• _EXERCISE MATERIAL_
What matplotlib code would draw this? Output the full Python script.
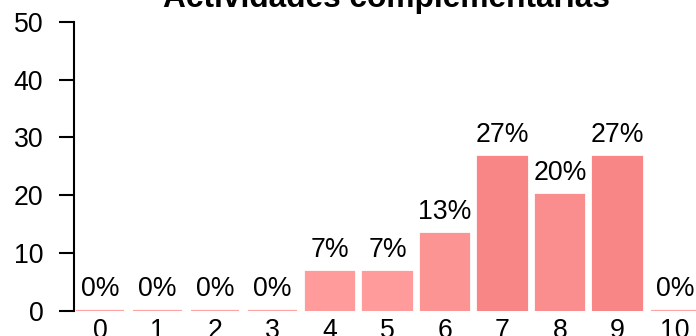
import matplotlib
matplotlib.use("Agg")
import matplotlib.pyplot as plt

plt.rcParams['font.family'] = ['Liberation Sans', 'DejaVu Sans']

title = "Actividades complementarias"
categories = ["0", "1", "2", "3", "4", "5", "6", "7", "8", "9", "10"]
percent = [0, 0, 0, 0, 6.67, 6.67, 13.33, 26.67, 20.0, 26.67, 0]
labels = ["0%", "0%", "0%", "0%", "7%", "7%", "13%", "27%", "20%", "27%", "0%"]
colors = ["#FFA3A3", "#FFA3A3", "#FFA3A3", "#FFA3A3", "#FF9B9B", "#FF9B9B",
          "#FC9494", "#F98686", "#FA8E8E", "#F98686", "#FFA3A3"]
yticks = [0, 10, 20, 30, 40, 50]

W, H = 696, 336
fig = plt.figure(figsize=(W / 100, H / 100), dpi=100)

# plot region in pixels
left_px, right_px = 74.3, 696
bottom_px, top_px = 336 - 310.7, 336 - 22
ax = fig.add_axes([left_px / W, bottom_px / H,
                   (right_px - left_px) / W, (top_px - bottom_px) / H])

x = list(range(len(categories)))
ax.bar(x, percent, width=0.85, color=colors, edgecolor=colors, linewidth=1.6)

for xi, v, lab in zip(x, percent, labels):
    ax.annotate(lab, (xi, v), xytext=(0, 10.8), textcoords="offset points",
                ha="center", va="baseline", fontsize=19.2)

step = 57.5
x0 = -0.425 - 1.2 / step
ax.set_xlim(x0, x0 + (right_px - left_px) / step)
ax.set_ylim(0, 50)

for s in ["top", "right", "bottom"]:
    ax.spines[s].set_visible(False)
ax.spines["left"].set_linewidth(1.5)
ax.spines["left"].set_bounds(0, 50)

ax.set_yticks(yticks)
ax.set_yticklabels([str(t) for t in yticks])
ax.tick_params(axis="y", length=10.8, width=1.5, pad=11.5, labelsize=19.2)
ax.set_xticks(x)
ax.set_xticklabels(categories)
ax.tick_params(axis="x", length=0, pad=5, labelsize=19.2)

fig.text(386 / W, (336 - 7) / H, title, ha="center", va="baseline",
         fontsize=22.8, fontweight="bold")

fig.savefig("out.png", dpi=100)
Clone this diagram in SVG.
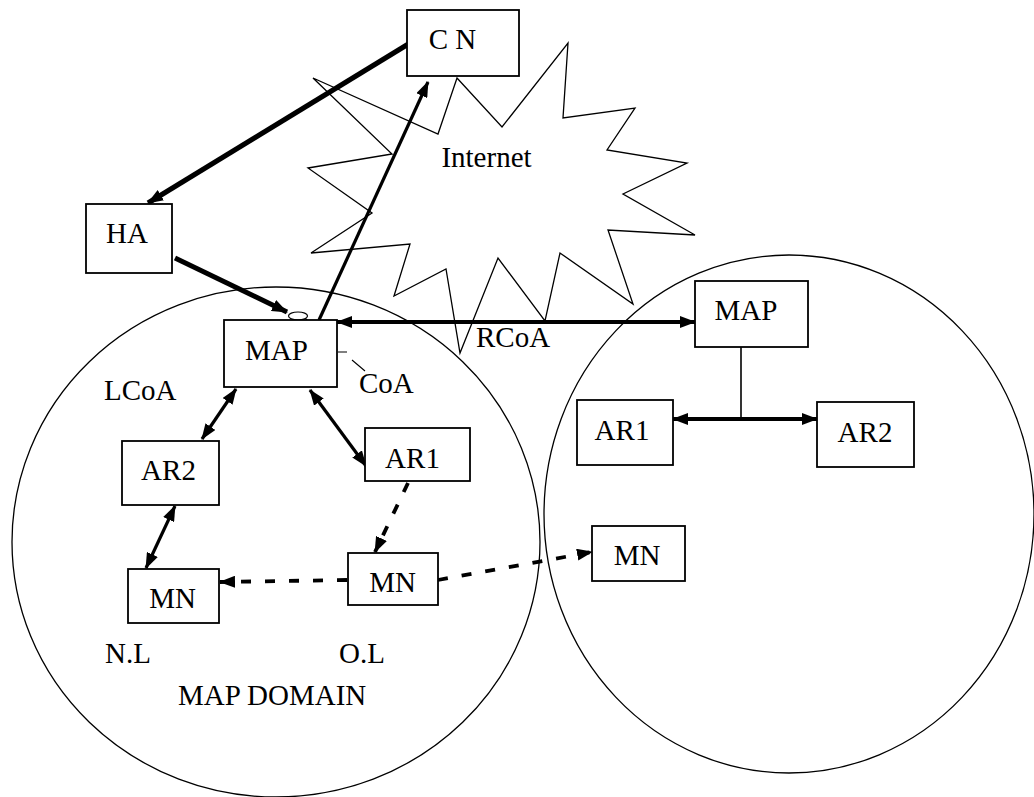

• _WHAT YOU WILL DO_
Copy the data exactly. Any picture it contains is to be omitted.

• _RESULT_
What matplotlib code would draw this? Output the full Python script.
import matplotlib
matplotlib.use("Agg")
import matplotlib.pyplot as plt

plt.rcParams['font.family'] = ['Liberation Sans', 'DejaVu Sans']

title = "Actividades complementarias"
categories = ["0", "1", "2", "3", "4", "5", "6", "7", "8", "9", "10"]
percent = [0, 0, 0, 0, 6.67, 6.67, 13.33, 26.67, 20.0, 26.67, 0]
labels = ["0%", "0%", "0%", "0%", "7%", "7%", "13%", "27%", "20%", "27%", "0%"]
colors = ["#FFA3A3", "#FFA3A3", "#FFA3A3", "#FFA3A3", "#FF9B9B", "#FF9B9B",
          "#FC9494", "#F98686", "#FA8E8E", "#F98686", "#FFA3A3"]
yticks = [0, 10, 20, 30, 40, 50]

W, H = 696, 336
fig = plt.figure(figsize=(W / 100, H / 100), dpi=100)

# plot region in pixels
left_px, right_px = 74.3, 696
bottom_px, top_px = 336 - 310.7, 336 - 22
ax = fig.add_axes([left_px / W, bottom_px / H,
                   (right_px - left_px) / W, (top_px - bottom_px) / H])

x = list(range(len(categories)))
ax.bar(x, percent, width=0.85, color=colors, edgecolor=colors, linewidth=1.6)

for xi, v, lab in zip(x, percent, labels):
    ax.annotate(lab, (xi, v), xytext=(0, 10.8), textcoords="offset points",
                ha="center", va="baseline", fontsize=19.2)

step = 57.5
x0 = -0.425 - 1.2 / step
ax.set_xlim(x0, x0 + (right_px - left_px) / step)
ax.set_ylim(0, 50)

for s in ["top", "right", "bottom"]:
    ax.spines[s].set_visible(False)
ax.spines["left"].set_linewidth(1.5)
ax.spines["left"].set_bounds(0, 50)

ax.set_yticks(yticks)
ax.set_yticklabels([str(t) for t in yticks])
ax.tick_params(axis="y", length=10.8, width=1.5, pad=11.5, labelsize=19.2)
ax.set_xticks(x)
ax.set_xticklabels(categories)
ax.tick_params(axis="x", length=0, pad=5, labelsize=19.2)

fig.text(386 / W, (336 - 7) / H, title, ha="center", va="baseline",
         fontsize=22.8, fontweight="bold")

fig.savefig("out.png", dpi=100)
Clone this diagram in SVG.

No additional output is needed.